Project
M-PACT
Funding
An average cost of £802 per family. Funding sources include the Amy Winehouse Foundation, Freemasons' Grand Charity and licence fees
Background
In March 2006, the charity Action on Addiction joined forces with Wiltshire County Council to pilot a new approach to working with families affected by parental substance misuse. M-PACT (Moving Parents and Children Together) went on to be licensed for delivery in other areas and by December 2015, 494 families across the UK had participated in 101 programmes.
Action
Referrals come from professionals including social workers, GPs, school staff, drug and alcohol workers, or families themselves. The children may be on child protection or child in need plans.
Project workers make contact with families to assess needs. If appropriate, they are invited to attend eight weekly sessions, involving between four and eight families. The programme features a mix of separate group work with children and adults, work with family units and group work where everyone comes together.
Participants are helped to make sense of addiction and explore their experiences through discussion, art, role play and games. Sessions cover topics including communication "one of the first things to break down in addicts' families", according to Matt Serlin who co-ordinates the programme in Wiltshire. "Children often feel the addiction is their fault," he adds. "One of our messages is they didn't cause it and can't cure it, but they can take care of themselves. That can be a massive relief."
The sessions are followed by a family review meeting to discuss further support, such as parenting classes or young carers' groups. Participants share progress at a reunion 12 weeks later.
Outcome
An evaluation was completed in December 2015 by independent research consultant Lorna Templeton, looking at M-PACT programmes in 24 locations across the UK. These included programmes delivered directly by Action on Addiction in Wiltshire and schemes run by practitioners trained to deliver the scheme under licence.
Based on data from 237 families, the evaluation showed improvements in measures such as SCORE-15, which assesses "family functioning".
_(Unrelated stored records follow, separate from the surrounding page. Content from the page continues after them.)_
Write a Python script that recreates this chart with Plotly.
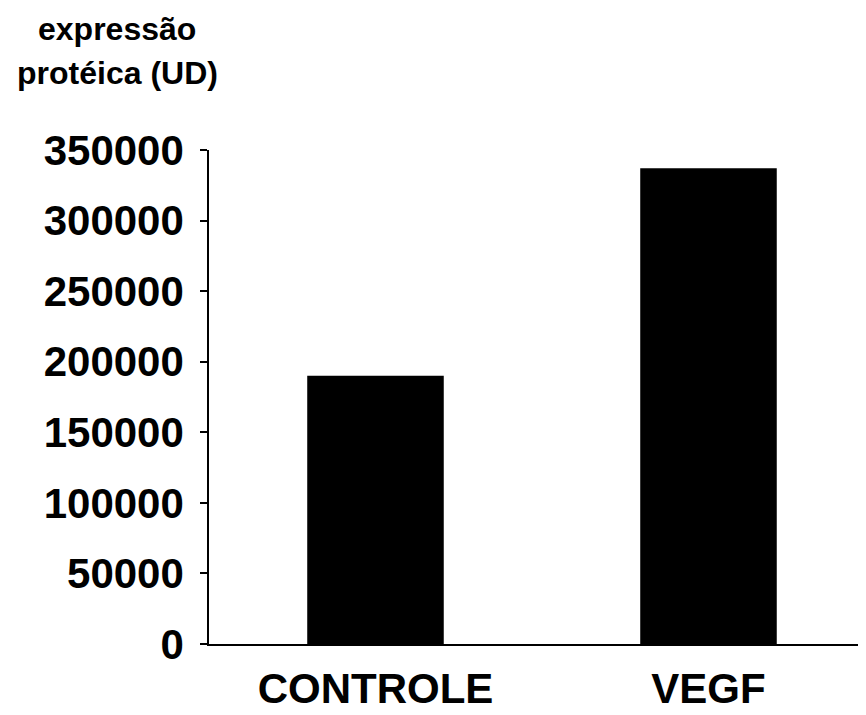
import plotly.graph_objects as go

categories = ["CONTROLE", "VEGF"]
values = [190000, 337000]
tick_vals = [0, 50000, 100000, 150000, 200000, 250000, 300000, 350000]
tick_text = ["0", "50000", "100000", "150000", "200000", "250000", "300000", "350000"]
title_lines = ["expressão", "protéica (UD)"]

font_family = "Liberation Sans, Arial, sans-serif"

W, H = 858, 707
L, R, T, B = 201, 0, 141.5, 70.6

fig = go.Figure()
fig.add_trace(go.Bar(
    x=categories, y=values,
    marker=dict(color="black", line=dict(width=0)),
    width=0.41,
))

fig.update_layout(
    width=W, height=H,
    margin=dict(l=L, r=R, t=T, b=B, autoexpand=False),
    paper_bgcolor="white", plot_bgcolor="white",
    showlegend=False,
    font=dict(family=font_family, color="black"),
)

fig.update_xaxes(
    range=[-0.5, 1.473],
    showline=True, linecolor="black", linewidth=1.5,
    ticks="", showgrid=False, zeroline=False, automargin=False,
    tickfont=dict(family=font_family, size=42, color="black", weight="bold"),
    ticklabelstandoff=7,
)
fig.update_yaxes(
    range=[0, 350000],
    tickvals=tick_vals, ticktext=tick_text,
    showline=True, linecolor="black", linewidth=1.5,
    ticks="outside", ticklen=7, tickwidth=1.5, tickcolor="black",
    showgrid=False, zeroline=False, automargin=False,
    tickfont=dict(family=font_family, size=42, color="black", weight="bold"),
    ticklabelstandoff=8,
)

plot_h = H - T - B
plot_w = W - L - R
for i, line in enumerate(title_lines):
    fig.add_annotation(
        text=line, xref="paper", yref="paper",
        x=(109 - L) / plot_w, xanchor="center",
        y=1 + (T - (20 + 44 * i)) / plot_h, yanchor="middle",
        showarrow=False,
        font=dict(family=font_family, size=32, color="black", weight="bold"),
    )

fig.write_html("out.html")
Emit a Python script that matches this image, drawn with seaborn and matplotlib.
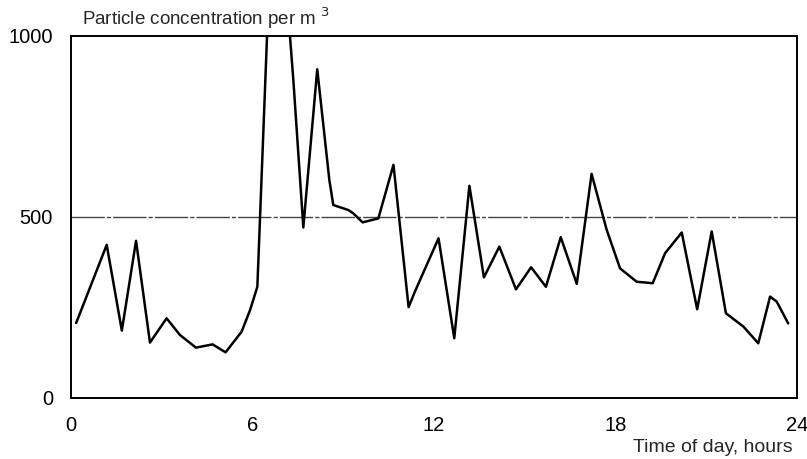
import pandas as pd
import matplotlib.pyplot as plt
import seaborn as sns

# values (hour of day, particles per m3)
hours = [0.17, 1.18, 1.68, 2.15, 2.61, 3.16, 3.6, 4.13, 4.68, 5.11, 5.64, 5.92,
         6.16, 6.55, 7.1, 7.35, 7.68, 8.14, 8.54, 8.67, 9.17, 9.33, 9.64, 10.16,
         10.66, 11.16, 11.37, 12.15, 12.67, 13.17, 13.65, 14.16, 14.71, 15.21,
         15.7, 16.19, 16.72, 17.21, 17.71, 18.15, 18.7, 19.23, 19.64, 20.19,
         20.7, 21.18, 21.65, 22.23, 22.72, 23.11, 23.33, 23.71]
concentration = [207, 423, 186, 434, 153, 220, 174, 139, 148, 126, 183, 243,
                 307, 1150, 1150, 878, 471, 908, 602, 533, 519, 510, 485, 496,
                 644, 251, 294, 441, 165, 586, 333, 418, 300, 361,
                 307, 444, 315, 619, 464, 358, 321, 317, 400, 457,
                 245, 460, 234, 197, 151, 280, 266, 206]

x_ticks = [0, 6, 12, 18, 24]
y_ticks = [0, 500, 1000]
reference_level = 500

df = pd.DataFrame({"hour": hours, "conc": concentration})

sns.set_style("white")
plt.rcParams['font.family'] = ['Liberation Sans', 'DejaVu Sans']

fig = plt.figure(figsize=(8.07, 4.59), dpi=100)
ax = fig.add_axes([0.088, 0.133, 0.8996, 0.7887])

ax.axhline(reference_level, color='#444444', lw=1.0, ls=(0, (24, 1.5, 3, 1.5)), zorder=1)
sns.lineplot(data=df, x='hour', y='conc', sort=False, color='black', lw=1.8, ax=ax, zorder=2)

ax.set_xlim(0, 24)
ax.set_ylim(0, 1000)
ax.set_xticks(x_ticks)
ax.set_yticks(y_ticks)
ax.set_yticks([250, 750], minor=True)
ax.tick_params(axis='both', which='major', direction='out', length=4, width=1.2,
               labelsize=14.5, colors='black')
ax.tick_params(axis='x', which='major', pad=9)
ax.tick_params(axis='y', which='major', pad=9)
ax.tick_params(axis='y', which='minor', direction='in', length=2, width=1)
ax.set_xlabel('')
ax.set_ylabel('')
for side in ax.spines.values():
    side.set_visible(True)
    side.set_color('black')
    side.set_linewidth(1.4)

fig.text(82 / 807, 1 - 25 / 459, r'Particle concentration per m $^{3}$',
         fontsize=13.5, ha='left', va='baseline')
fig.text(793 / 807, 1 - 452 / 459, 'Time of day, hours',
         fontsize=14, ha='right', va='baseline')

fig.savefig('out.png', dpi=100)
Average Coping Efficacy Scale scores improved from 22.92 for 253 children at session one to 24.17 for 153 children at the reunion, and for substance-using and non-using adults' from 22.31 to 24.22 and 21.97 to 24.42 respectively.
More than 80 per cent of both children and adults reported M-PACT had "definitely" or "maybe" facilitated change. Project workers identified 27 children removed from child protection plans after taking part in the project.